Les publicités d’Eaton signées Groh et Strathy faisaient parfois référence à des films iconiques du milieu du 20e siècle. La scandaleuse scène du baiser sur la plage entre Burt Lancaster et Deborah Kerr dans le film Tant qu’il y aura des hommes (1953) a servi de toile de fond pour la publicité d’un parfum de Guerlain datant du début des années 1960. Et il ne fait aucun doute que Groh s’est inspirée de Barbarella (1968) de Roger Vadim pour illustrer une tenue d’après-ski futuriste, le modèle évoquant la vedette du film, Jane Fonda.
LA GARDE-ROBE SOPHISTIQUÉE DU JET-SET
À la fin des années 1950, les voyages en avion commercial étaient maintenant répandus et le style de vie mondain des jet-setters fortunés est devenu un thème récurrent dans les illustrations de Groh et Strathy. Dans les années 1960, les publicités présentaient régulièrement d’élégants vêtements de ski alpin et de chic tenues de plage et de croisière provenant d’Israël, de Californie, d’Hawaï, d’Italie et du sud de la France.
La collection comprend une robe courte achetée à l’Ensemble Shop d’Eaton en 1968 et portant une étiquette indiquant « Manuela, Nice ». Manuela était une marque de mode indépendante située sur la Côte d’Azur, reconnue pour ses vêtements de plage et de villégiature chic et colorés. D’un point de vue esthétique, cette mini-robe fait écho à une publicité à thématique égyptienne de Groh publiée le 19 février 1962. L’annonce met l’accent sur un immense soleil et le texte décrit la mode estivale dans des teintes désertiques de « sables blancs, d’ors mimosa et d’ocres sahariens » qui rappellent le jaune éclatant et les bruns chauds de la robe, et ses éléments qui ressemblent à des motifs de soleil abstraits.

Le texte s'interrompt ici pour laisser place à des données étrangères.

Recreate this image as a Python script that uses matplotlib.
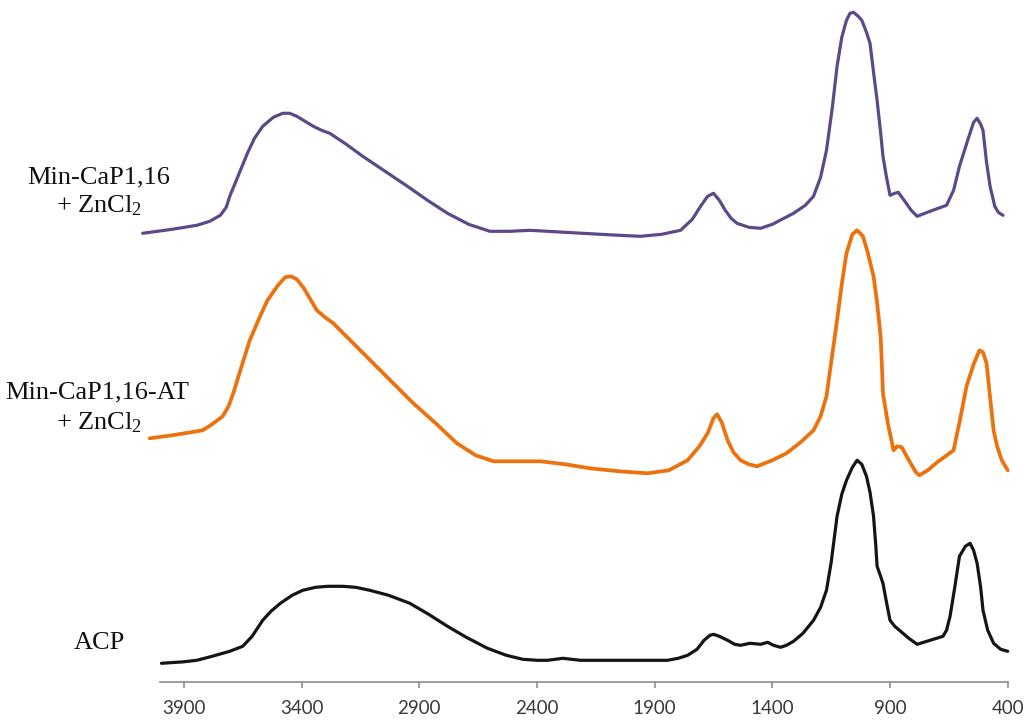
import matplotlib
matplotlib.use("Agg")
import matplotlib.pyplot as plt

plt.rcParams["mathtext.fontset"] = "custom"
plt.rcParams["mathtext.rm"] = "Liberation Serif"
plt.rcParams["mathtext.it"] = "Liberation Serif:italic"

# FTIR spectra, stacked (absorbance, arbitrary units, already offset)
wn_acp = [3995, 3900, 3845, 3780, 3705, 3650, 3610, 3565, 3530, 3490, 3440, 3395,
          3340, 3290, 3225, 3170, 3110, 3030, 2940, 2860, 2780, 2700, 2610, 2530,
          2460, 2400, 2355, 2290, 2215, 2000, 1845, 1800, 1760, 1720, 1690, 1665,
          1650, 1625, 1590, 1560, 1535, 1495, 1470, 1450, 1420, 1395, 1365, 1340,
          1310, 1270, 1225, 1195, 1170, 1150, 1125, 1105, 1085, 1060, 1040, 1020,
          1000, 985, 970, 960, 955, 940, 930, 915, 900, 880, 860, 820, 785, 730,
          675, 660, 645, 625, 605, 580, 560, 545, 530, 515, 505, 485, 460, 430, 400]
acp = [0.19, 0.205, 0.22, 0.26, 0.31, 0.36, 0.46, 0.62, 0.71, 0.79, 0.87, 0.92,
       0.95, 0.96, 0.96, 0.95, 0.92, 0.87, 0.79, 0.68, 0.56, 0.45, 0.34, 0.27,
       0.23, 0.22, 0.22, 0.24, 0.22, 0.22, 0.22, 0.24, 0.27, 0.33, 0.42, 0.47,
       0.48, 0.46, 0.42, 0.38, 0.37, 0.39, 0.385, 0.38, 0.40, 0.37, 0.35, 0.37,
       0.41, 0.49, 0.62, 0.75, 0.92, 1.20, 1.66, 1.88, 2.02, 2.15, 2.22, 2.18,
       2.06, 1.90, 1.66, 1.35, 1.16, 1.06, 0.99, 0.80, 0.62, 0.56, 0.52, 0.44, 0.38, 0.42,
       0.46, 0.52, 0.66, 0.95, 1.26, 1.36, 1.39, 1.32, 1.19, 0.95, 0.72, 0.52, 0.39, 0.33, 0.31]

wn_at = [4045, 3950, 3870, 3820, 3780, 3735, 3710, 3690, 3660, 3620, 3580, 3545,
         3500, 3470, 3445, 3420, 3390, 3360, 3335, 3300, 3265, 3180, 3095, 3010,
         2925, 2830, 2740, 2660, 2585, 2480, 2385, 2280, 2175, 2050, 1930, 1840,
         1760, 1710, 1675, 1650, 1635, 1615, 1590, 1565, 1535, 1500, 1465, 1400,
         1340, 1280, 1225, 1195, 1170, 1150, 1125, 1105, 1085, 1060, 1040, 1015,
         995, 970, 955, 940, 935, 930, 910, 885, 870, 850, 820, 790, 775, 740,
         700, 630, 605, 575, 545, 520, 505, 490, 475, 460, 445, 425, 400]
min_cap_at = [2.44, 2.47, 2.50, 2.52, 2.58, 2.66, 2.76, 2.89, 3.12, 3.42, 3.64, 3.82,
              3.97, 4.05, 4.06, 4.03, 3.94, 3.82, 3.72, 3.65, 3.59, 3.39, 3.19, 2.99,
              2.79, 2.59, 2.39, 2.27, 2.21, 2.21, 2.21, 2.18, 2.14, 2.11, 2.09, 2.12,
              2.22, 2.36, 2.49, 2.64, 2.68, 2.60, 2.42, 2.30, 2.22, 2.18, 2.16, 2.22,
              2.29, 2.40, 2.52, 2.66, 2.86, 3.20, 3.62, 3.98, 4.29, 4.48, 4.52, 4.46,
              4.30, 4.06, 3.80, 3.46, 3.20, 2.89, 2.60, 2.32, 2.36, 2.35, 2.22, 2.10, 2.07, 2.12,
              2.20, 2.32, 2.60, 2.96, 3.18, 3.32, 3.30, 3.19, 2.85, 2.52, 2.36, 2.22, 2.12]

wn_cap = [4075, 3950, 3845, 3790, 3745, 3720, 3705, 3670, 3630, 3600, 3565, 3520,
          3480, 3450, 3420, 3385, 3350, 3315, 3280, 3210, 3140, 3045, 2950, 2865,
          2780, 2690, 2600, 2515, 2430, 2280, 2130, 2050, 1960, 1870, 1790, 1740,
          1705, 1675, 1650, 1625, 1600, 1575, 1550, 1500, 1450, 1400, 1310, 1260,
          1225, 1195, 1170, 1145, 1125, 1105, 1085, 1070, 1055, 1035, 1020, 1000,
          985, 970, 955, 940, 930, 915, 900, 880, 865, 840, 810, 785, 730, 660,
          630, 605, 570, 545, 530, 515, 505, 490, 475, 455, 440, 420]
min_cap = [4.49, 4.53, 4.57, 4.61, 4.67, 4.75, 4.86, 5.06, 5.29, 5.44, 5.56, 5.65,
           5.69, 5.69, 5.66, 5.61, 5.56, 5.52, 5.49, 5.38, 5.26, 5.11, 4.96, 4.82,
           4.69, 4.58, 4.51, 4.51, 4.52, 4.50, 4.48, 4.47, 4.46, 4.48, 4.52, 4.63,
           4.76, 4.86, 4.89, 4.82, 4.72, 4.64, 4.59, 4.55, 4.54, 4.58, 4.69, 4.77,
           4.86, 5.05, 5.32, 5.75, 6.16, 6.45, 6.62, 6.69, 6.70, 6.66, 6.62, 6.50,
           6.39, 6.10, 5.82, 5.50, 5.26, 5.05, 4.87, 4.89, 4.90, 4.82, 4.72, 4.66, 4.71, 4.77,
           4.92, 5.16, 5.42, 5.60, 5.64, 5.58, 5.52, 5.20, 4.96, 4.76, 4.70, 4.67]

x_ticks = [3900, 3400, 2900, 2400, 1900, 1400, 900, 400]

W, H = 1029, 725
fig = plt.figure(figsize=(W / 100, H / 100), dpi=100)
ax = fig.add_axes([140.3 / W, (H - 682.3) / H, 868.6 / W, 682.3 / H])
ax.set_xlim(4085, 395)
ax.set_ylim(0, 6.823)

line_kw = dict(solid_joinstyle="round", solid_capstyle="round", clip_on=False)
ax.plot(wn_cap, min_cap, color="#5C4A88", lw=2.3, **line_kw)
ax.plot(wn_at, min_cap_at, color="#EC720E", lw=2.7, **line_kw)
ax.plot(wn_acp, acp, color="#151515", lw=2.3, **line_kw)

for side in ("left", "right", "top"):
    ax.spines[side].set_visible(False)
ax.spines["bottom"].set_bounds(4000, 400)
ax.spines["bottom"].set_color("#8c8c8c")
ax.spines["bottom"].set_linewidth(1.2)
ax.set_yticks([])
ax.set_xticks(x_ticks)
ax.set_xticklabels([str(t) for t in x_ticks], family="Lato", fontsize=13.5,
                   color="#3a3a3a")
ax.tick_params(axis="x", direction="out", length=4.5, width=1.2,
               color="#8c8c8c", pad=8)

serif = dict(family="Liberation Serif", fontsize=19, ha="center", va="center",
             color="#111111")
fig.text(98.5 / W, 1 - 177 / H, "Min-CaP1,16", **serif)
fig.text(99 / W, 1 - 206 / H, r"+ ZnCl$_\mathrm{2}$", **serif)
fig.text(97.5 / W, 1 - 392 / H, "Min-CaP1,16-AT", **serif)
fig.text(99 / W, 1 - 423 / H, r"+ ZnCl$_\mathrm{2}$", **serif)
fig.text(99 / W, 1 - 643 / H, "ACP", **serif)

fig.savefig("out.png", dpi=100)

Ces exemples illustrent les tout premiers liens établis entre les archives de Groh et Strathy et les vêtements d’Eaton qui font partie de la collection Costume, mode et textiles du Musée. Avec le temps et des recherches plus poussées, ces élégantes publicités vont sans aucun doute nous permettre d’en apprendre davantage sur nos collections de mode, et sur l’histoire fascinante du grand magasin Eaton du centre-ville de Montréal.
NOTES
1. Katherine Bosnitch, « A Little on the Wild Side: Eaton’s Prestige Fashion Advertising Published in the Montreal Gazette, 1952-1972 », dans Alexandra Palmer (dir.), Fashion: A Canadian Perspective, Toronto, University of Toronto Press, 2004, p. 341.